After I got the mowing done I went to the Food Lion. If you looked around there you'd think tomato season was over and done. You can still buy sort of ok tomatoes, particularly if you're tossing them into a stir-fry. This year we had about six weeks where people were giving anyone they saw a handful of garden tomatoes worthy of a mater sandwich, just mayo, pepper, and all the slices that will fit. The last bag of those I got from another small engine guy, who tested my chain saw and agreed with the dealer that it had no compression. He's got a fantastic garden of tomatoes growing beside his backyard shop every summer, way more than he can eat or even can. He's a very generous guy. “Take you some of those,” he'll say without fail. “No, get some more.” He adjusted my weed eater one time after it'd stopped. Gave me some maters, no charge. I gave him a CD, which I think he liked. He definitely likes bluegrass music, and the CD could be mistaken for bluegrass.

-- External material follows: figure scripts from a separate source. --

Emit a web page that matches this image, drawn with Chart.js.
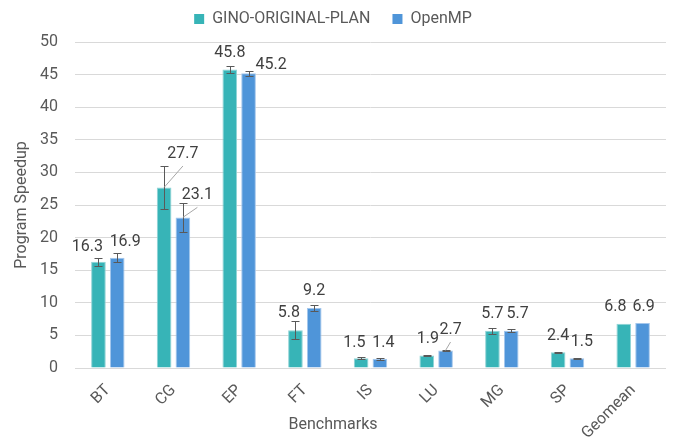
<!DOCTYPE html>
<html>
<head>
<meta charset="utf-8">
<script src="https://cdn.jsdelivr.net/npm/chart.js@4.4.1/dist/chart.umd.min.js"></script>
<style>
  html, body { margin: 0; padding: 0; background: #ffffff; }
  #wrap { width: 673px; height: 441px; }
</style>
</head>
<body>
<div id="wrap"><canvas id="c" width="673" height="441"></canvas></div>
<script>
// ---- data ----
const categories = ["BT", "CG", "EP", "FT", "IS", "LU", "MG", "SP", "Geomean"];
const seriesNames = ["GINO-ORIGINAL-PLAN", "OpenMP"];
const ginoValues = [16.3, 27.7, 45.8, 5.8, 1.5, 1.9, 5.7, 2.4, 6.8];
const openmpValues = [16.9, 23.1, 45.2, 9.2, 1.4, 2.7, 5.7, 1.5, 6.9];
const ginoErrors = [0.6, 3.3, 0.5, 1.4, 0.15, 0.05, 0.45, 0.05, 0];
const openmpErrors = [0.7, 2.2, 0.35, 0.45, 0.1, 0.1, 0.25, 0.05, 0];
const yTicks = [0, 5, 10, 15, 20, 25, 30, 35, 40, 45, 50];

// ---- style (label placement relative to bar top, in px) ----
const labelStyle = [
  [[-11,-10.7,0],[18.8,-29.4,1],[0,-12,0],[-6.5,-13,0],[-6.7,-11,0],[1,-12.6,0],[0,-13,0],[0,-12.4,0],[-8.5,-13,0]],
  [[8,-12,0],[14.5,-18,1],[22.5,-4,0],[0,-13,0],[3.5,-11.6,0],[5,-16.4,1],[6.5,-13,0],[5,-12.5,0],[1,-12.3,0]]
];
const FONT = "Roboto, 'Liberation Sans', Arial, sans-serif";
const TEXT = "#595959";

const errorBars = {
  id: 'errorBars',
  afterDatasetsDraw(chart) {
    const ctx = chart.ctx, ys = chart.scales.y;
    const errs = [ginoErrors, openmpErrors];
    chart.data.datasets.forEach((ds, i) => {
      const meta = chart.getDatasetMeta(i);
      meta.data.forEach((bar, j) => {
        const e = errs[i][j];
        if (!e) return;
        const v = ds.data[j];
        const yt = Math.round(ys.getPixelForValue(v + e)) + 0.5;
        const yb = Math.round(ys.getPixelForValue(v - e)) + 0.5;
        const x = Math.round(bar.x) + 0.5;
        ctx.save();
        ctx.strokeStyle = '#595959';
        ctx.lineWidth = 1;
        ctx.beginPath();
        ctx.moveTo(x, yt); ctx.lineTo(x, yb);
        ctx.moveTo(x - 4, yt); ctx.lineTo(x + 4, yt);
        ctx.moveTo(x - 4, yb); ctx.lineTo(x + 4, yb);
        ctx.stroke();
        ctx.restore();
      });
    });
  }
};

const dataLabels = {
  id: 'dataLabels',
  afterDatasetsDraw(chart) {
    const ctx = chart.ctx;
    chart.data.datasets.forEach((ds, i) => {
      const meta = chart.getDatasetMeta(i);
      meta.data.forEach((bar, j) => {
        const [dx, dy, leader] = labelStyle[i][j];
        const lx = bar.x + dx, ly = bar.y + dy;
        ctx.save();
        if (leader) {
          ctx.strokeStyle = '#a6a6a6';
          ctx.lineWidth = 1;
          ctx.beginPath();
          ctx.moveTo(bar.x, bar.y);
          ctx.lineTo(lx, ly + 8);
          ctx.stroke();
        }
        ctx.fillStyle = '#404040';
        ctx.font = "16px " + FONT;
        ctx.textAlign = 'center';
        ctx.textBaseline = 'alphabetic';
        ctx.fillText(ds.data[j].toFixed(1), lx, ly);
        ctx.restore();
      });
    });
  }
};

const fixBoxes = {
  id: 'fixBoxes',
  beforeLayout(chart) {
    const lg = chart.legend;
    if (lg && !lg.__patched) {
      const f = lg.fit;
      lg.fit = function () { f.apply(this, arguments); this.height = 53; };
      lg.__patched = true;
    }
    const tb = chart.titleBlock;
    if (tb && !tb.__patched) {
      const g = tb.fit;
      tb.fit = function () { g.apply(this, arguments); this.height = 0; };
      tb.__patched = true;
    }
  }
};

new Chart(document.getElementById('c'), {
  type: 'bar',
  data: {
    labels: categories,
    datasets: [
      { label: seriesNames[0], data: ginoValues, backgroundColor: '#37b4b7', borderColor: '#8fd3d5', borderWidth: 1,
        categoryPercentage: 0.572, barPercentage: 0.78 },
      { label: seriesNames[1], data: openmpValues, backgroundColor: '#4f95d9', borderColor: '#a3c6ec', borderWidth: 1,
        categoryPercentage: 0.572, barPercentage: 0.78 }
    ]
  },
  options: {
    responsive: false,
    animation: false,
    devicePixelRatio: 1,
    layout: { padding: { left: 0, right: 7, top: -11, bottom: 0 } },
    plugins: {
      legend: {
        position: 'top',
        labels: {
          font: { family: FONT, size: 16 },
          color: TEXT,
          boxWidth: 10, boxHeight: 10,
          padding: 22,
          generateLabels(chart) {
            const items = Chart.defaults.plugins.legend.labels.generateLabels(chart);
            items.forEach(it => { it.strokeStyle = it.fillStyle; it.lineWidth = 0; });
            return items;
          }
        }
      },
      title: {
        display: true,
        position: 'bottom',
        text: 'Benchmarks',
        color: TEXT,
        font: { family: FONT, size: 16, weight: 'normal' },
        padding: { top: -25.6, bottom: 0 }
      },
      tooltip: { enabled: false }
    },
    scales: {
      x: {
        grid: { display: false, drawTicks: false },
        border: { display: false },
        ticks: {
          color: TEXT, font: { family: FONT, size: 16 },
          maxRotation: 45, minRotation: 45, autoSkip: false, padding: 13
        },
        afterFit(s) { s.height = 73; }
      },
      y: {
        min: 0, max: 50,
        afterBuildTicks(s) { s.ticks = yTicks.map(v => ({ value: v })); },
        grid: { color: '#d9d9d9', drawTicks: false, lineWidth: 1 },
        border: { display: false },
        ticks: { color: TEXT, font: { family: FONT, size: 16 }, padding: 17 },
        title: {
          display: true, text: 'Program Speedup', color: TEXT,
          font: { family: FONT, size: 16 }, padding: { top: 12, bottom: 0 }
        },
        afterFit(s) { s.width = 75; }
      }
    }
  },
  plugins: [fixBoxes, errorBars, dataLabels]
});
</script>
</body>
</html>
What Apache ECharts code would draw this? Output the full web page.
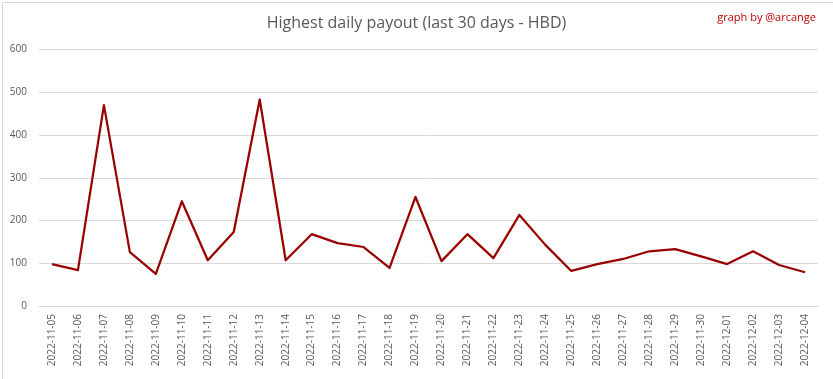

You'd think that with all the great garden maters growing around here every summer, the Food Lion would always have some in the store. Hit don't work that way. Supply Chains. Logistics. Computers. Stock holders for that matter. There's probably somebody who'll pull the lever for Trump because their chainsaw broke, and they couldn't buy a real tomato any more. They blame it all on Obama. But I tell you what, if they deport all the Mescans ain't nobody left to fix your old truck. The Trumps of the world wouldn't know about that part of reality if it was a rattler coiled up and rattling next to their shiny Gucci's.